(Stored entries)
— Begin —
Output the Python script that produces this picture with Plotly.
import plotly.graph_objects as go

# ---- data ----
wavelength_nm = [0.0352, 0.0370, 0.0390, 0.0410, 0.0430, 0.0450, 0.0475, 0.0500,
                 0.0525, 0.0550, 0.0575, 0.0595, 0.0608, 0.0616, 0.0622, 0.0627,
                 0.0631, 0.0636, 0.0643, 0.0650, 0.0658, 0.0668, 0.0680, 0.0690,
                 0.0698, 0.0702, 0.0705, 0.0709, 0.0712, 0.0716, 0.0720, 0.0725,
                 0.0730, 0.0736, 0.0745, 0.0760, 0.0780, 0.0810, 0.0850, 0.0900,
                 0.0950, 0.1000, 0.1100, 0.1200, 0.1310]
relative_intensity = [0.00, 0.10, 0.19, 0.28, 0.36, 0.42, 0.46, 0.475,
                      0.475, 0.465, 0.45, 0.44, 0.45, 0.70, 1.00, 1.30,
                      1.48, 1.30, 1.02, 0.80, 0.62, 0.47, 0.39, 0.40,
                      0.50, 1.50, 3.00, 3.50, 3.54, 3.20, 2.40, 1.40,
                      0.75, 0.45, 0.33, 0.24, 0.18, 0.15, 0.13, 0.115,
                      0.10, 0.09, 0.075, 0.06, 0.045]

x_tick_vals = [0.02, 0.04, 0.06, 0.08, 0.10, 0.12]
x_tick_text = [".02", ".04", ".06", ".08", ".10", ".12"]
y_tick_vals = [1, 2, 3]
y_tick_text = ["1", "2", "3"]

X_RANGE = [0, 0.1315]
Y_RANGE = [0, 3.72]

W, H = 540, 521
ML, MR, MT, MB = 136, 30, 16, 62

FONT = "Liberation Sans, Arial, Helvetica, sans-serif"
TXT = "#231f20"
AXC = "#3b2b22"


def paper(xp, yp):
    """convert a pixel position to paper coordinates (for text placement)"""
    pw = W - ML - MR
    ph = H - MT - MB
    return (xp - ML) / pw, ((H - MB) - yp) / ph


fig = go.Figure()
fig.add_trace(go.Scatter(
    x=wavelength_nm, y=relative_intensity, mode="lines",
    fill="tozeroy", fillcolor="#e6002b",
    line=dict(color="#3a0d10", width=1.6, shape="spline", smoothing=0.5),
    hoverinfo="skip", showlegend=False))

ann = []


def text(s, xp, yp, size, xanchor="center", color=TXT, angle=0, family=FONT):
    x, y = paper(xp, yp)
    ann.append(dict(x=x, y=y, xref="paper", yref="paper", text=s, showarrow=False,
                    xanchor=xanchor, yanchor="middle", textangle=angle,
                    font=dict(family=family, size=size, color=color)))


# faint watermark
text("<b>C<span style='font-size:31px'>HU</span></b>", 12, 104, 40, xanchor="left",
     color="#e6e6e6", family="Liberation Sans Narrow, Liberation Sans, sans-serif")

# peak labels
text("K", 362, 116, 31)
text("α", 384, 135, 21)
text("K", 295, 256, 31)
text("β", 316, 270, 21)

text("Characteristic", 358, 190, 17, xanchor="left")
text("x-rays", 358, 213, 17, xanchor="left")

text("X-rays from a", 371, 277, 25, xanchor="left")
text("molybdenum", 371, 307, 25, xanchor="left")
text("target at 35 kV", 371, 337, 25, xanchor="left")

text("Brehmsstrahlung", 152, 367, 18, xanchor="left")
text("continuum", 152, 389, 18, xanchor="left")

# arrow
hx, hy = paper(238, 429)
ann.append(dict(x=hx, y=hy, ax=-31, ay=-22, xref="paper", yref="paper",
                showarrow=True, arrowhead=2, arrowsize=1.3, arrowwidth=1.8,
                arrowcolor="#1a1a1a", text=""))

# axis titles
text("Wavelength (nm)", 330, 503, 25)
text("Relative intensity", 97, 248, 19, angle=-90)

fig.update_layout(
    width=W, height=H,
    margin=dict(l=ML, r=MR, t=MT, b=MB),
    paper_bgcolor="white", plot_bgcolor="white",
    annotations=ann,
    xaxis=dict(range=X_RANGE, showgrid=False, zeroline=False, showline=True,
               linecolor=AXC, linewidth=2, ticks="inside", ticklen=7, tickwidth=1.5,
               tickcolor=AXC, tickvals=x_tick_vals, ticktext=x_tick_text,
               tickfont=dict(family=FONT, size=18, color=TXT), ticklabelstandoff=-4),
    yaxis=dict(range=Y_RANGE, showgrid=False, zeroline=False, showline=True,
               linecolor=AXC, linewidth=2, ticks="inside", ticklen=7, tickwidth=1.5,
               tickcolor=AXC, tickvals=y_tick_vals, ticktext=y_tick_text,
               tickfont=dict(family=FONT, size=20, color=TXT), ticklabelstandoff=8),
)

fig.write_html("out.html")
— End —
— Begin —
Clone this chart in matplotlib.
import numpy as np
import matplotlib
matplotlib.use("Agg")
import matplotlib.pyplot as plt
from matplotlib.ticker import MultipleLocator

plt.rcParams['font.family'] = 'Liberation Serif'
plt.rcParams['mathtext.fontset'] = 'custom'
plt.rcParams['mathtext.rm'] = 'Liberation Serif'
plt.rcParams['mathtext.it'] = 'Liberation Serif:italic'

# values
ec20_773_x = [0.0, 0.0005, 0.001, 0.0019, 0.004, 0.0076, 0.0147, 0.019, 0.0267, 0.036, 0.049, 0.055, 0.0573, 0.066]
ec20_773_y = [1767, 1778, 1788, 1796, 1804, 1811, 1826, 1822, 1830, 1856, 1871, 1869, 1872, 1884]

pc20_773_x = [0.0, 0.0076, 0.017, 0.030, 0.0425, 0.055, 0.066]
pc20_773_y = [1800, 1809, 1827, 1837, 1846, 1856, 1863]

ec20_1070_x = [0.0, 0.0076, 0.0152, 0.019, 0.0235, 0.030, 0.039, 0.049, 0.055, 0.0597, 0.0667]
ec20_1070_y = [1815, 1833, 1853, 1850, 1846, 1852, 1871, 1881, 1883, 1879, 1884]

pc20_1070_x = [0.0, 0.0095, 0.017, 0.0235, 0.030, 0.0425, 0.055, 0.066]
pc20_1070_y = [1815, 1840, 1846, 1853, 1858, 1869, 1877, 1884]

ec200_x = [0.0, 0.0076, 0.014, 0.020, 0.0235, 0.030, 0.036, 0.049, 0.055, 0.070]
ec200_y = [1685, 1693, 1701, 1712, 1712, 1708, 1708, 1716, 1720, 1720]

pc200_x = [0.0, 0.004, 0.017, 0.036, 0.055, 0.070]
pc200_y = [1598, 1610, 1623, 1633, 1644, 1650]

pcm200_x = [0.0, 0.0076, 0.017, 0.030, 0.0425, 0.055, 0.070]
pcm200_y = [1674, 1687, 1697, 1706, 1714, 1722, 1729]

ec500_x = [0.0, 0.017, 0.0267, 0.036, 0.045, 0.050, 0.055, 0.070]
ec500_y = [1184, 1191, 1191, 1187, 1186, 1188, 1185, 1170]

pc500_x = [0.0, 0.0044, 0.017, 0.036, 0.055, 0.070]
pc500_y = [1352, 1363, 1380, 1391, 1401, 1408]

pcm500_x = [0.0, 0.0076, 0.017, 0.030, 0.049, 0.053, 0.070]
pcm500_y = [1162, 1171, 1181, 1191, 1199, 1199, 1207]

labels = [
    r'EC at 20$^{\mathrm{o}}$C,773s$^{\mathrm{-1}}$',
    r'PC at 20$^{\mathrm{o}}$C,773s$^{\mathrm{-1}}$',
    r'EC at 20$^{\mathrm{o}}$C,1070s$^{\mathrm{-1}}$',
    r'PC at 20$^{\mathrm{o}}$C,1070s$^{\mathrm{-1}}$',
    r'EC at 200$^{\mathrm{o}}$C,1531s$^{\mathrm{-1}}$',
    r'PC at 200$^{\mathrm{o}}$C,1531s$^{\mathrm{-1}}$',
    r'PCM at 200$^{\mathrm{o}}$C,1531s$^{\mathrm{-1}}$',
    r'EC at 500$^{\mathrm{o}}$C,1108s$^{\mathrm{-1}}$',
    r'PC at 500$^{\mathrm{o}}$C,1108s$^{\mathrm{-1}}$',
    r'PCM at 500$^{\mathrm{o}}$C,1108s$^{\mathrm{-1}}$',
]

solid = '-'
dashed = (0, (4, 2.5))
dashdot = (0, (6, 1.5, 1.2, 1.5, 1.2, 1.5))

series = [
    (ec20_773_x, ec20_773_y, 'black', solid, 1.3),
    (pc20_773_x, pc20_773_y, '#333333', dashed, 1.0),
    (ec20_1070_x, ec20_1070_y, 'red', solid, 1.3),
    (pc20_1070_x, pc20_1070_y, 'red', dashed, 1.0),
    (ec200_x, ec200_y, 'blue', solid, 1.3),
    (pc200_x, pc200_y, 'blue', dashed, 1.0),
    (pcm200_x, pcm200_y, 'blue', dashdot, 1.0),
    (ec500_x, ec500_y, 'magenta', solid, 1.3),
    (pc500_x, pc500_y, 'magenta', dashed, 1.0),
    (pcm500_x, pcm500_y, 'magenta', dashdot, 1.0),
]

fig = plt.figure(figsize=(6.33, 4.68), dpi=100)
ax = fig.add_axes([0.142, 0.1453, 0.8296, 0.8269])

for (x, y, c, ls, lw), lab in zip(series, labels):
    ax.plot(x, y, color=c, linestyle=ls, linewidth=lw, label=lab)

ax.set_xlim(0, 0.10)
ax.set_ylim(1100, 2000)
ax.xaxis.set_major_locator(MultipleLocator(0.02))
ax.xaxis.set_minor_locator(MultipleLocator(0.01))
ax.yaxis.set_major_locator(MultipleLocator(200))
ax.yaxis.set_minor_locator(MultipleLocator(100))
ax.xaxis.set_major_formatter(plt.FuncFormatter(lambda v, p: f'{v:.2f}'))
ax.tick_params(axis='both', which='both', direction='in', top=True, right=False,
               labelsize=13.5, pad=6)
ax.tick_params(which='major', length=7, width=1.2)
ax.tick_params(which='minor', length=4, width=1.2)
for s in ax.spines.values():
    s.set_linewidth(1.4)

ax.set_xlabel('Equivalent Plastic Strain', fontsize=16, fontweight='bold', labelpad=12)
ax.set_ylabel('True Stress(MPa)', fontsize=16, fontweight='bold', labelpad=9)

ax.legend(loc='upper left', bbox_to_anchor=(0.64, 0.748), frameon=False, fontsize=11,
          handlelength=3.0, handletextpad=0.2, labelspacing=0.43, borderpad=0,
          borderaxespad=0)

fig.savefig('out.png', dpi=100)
— End —
What needs to be done: Above are the records. Copy the lines beginning at the one that has "Output the Python" and ending with the one that has "font=dict(family=family, size=size, color=color)))", unchanged.

Answer to this exercise:
Output the Python script that produces this picture with Plotly.
import plotly.graph_objects as go

# ---- data ----
wavelength_nm = [0.0352, 0.0370, 0.0390, 0.0410, 0.0430, 0.0450, 0.0475, 0.0500,
                 0.0525, 0.0550, 0.0575, 0.0595, 0.0608, 0.0616, 0.0622, 0.0627,
                 0.0631, 0.0636, 0.0643, 0.0650, 0.0658, 0.0668, 0.0680, 0.0690,
                 0.0698, 0.0702, 0.0705, 0.0709, 0.0712, 0.0716, 0.0720, 0.0725,
                 0.0730, 0.0736, 0.0745, 0.0760, 0.0780, 0.0810, 0.0850, 0.0900,
                 0.0950, 0.1000, 0.1100, 0.1200, 0.1310]
relative_intensity = [0.00, 0.10, 0.19, 0.28, 0.36, 0.42, 0.46, 0.475,
                      0.475, 0.465, 0.45, 0.44, 0.45, 0.70, 1.00, 1.30,
                      1.48, 1.30, 1.02, 0.80, 0.62, 0.47, 0.39, 0.40,
                      0.50, 1.50, 3.00, 3.50, 3.54, 3.20, 2.40, 1.40,
                      0.75, 0.45, 0.33, 0.24, 0.18, 0.15, 0.13, 0.115,
                      0.10, 0.09, 0.075, 0.06, 0.045]

x_tick_vals = [0.02, 0.04, 0.06, 0.08, 0.10, 0.12]
x_tick_text = [".02", ".04", ".06", ".08", ".10", ".12"]
y_tick_vals = [1, 2, 3]
y_tick_text = ["1", "2", "3"]

X_RANGE = [0, 0.1315]
Y_RANGE = [0, 3.72]

W, H = 540, 521
ML, MR, MT, MB = 136, 30, 16, 62

FONT = "Liberation Sans, Arial, Helvetica, sans-serif"
TXT = "#231f20"
AXC = "#3b2b22"


def paper(xp, yp):
    """convert a pixel position to paper coordinates (for text placement)"""
    pw = W - ML - MR
    ph = H - MT - MB
    return (xp - ML) / pw, ((H - MB) - yp) / ph


fig = go.Figure()
fig.add_trace(go.Scatter(
    x=wavelength_nm, y=relative_intensity, mode="lines",
    fill="tozeroy", fillcolor="#e6002b",
    line=dict(color="#3a0d10", width=1.6, shape="spline", smoothing=0.5),
    hoverinfo="skip", showlegend=False))

ann = []


def text(s, xp, yp, size, xanchor="center", color=TXT, angle=0, family=FONT):
    x, y = paper(xp, yp)
    ann.append(dict(x=x, y=y, xref="paper", yref="paper", text=s, showarrow=False,
                    xanchor=xanchor, yanchor="middle", textangle=angle,
                    font=dict(family=family, size=size, color=color)))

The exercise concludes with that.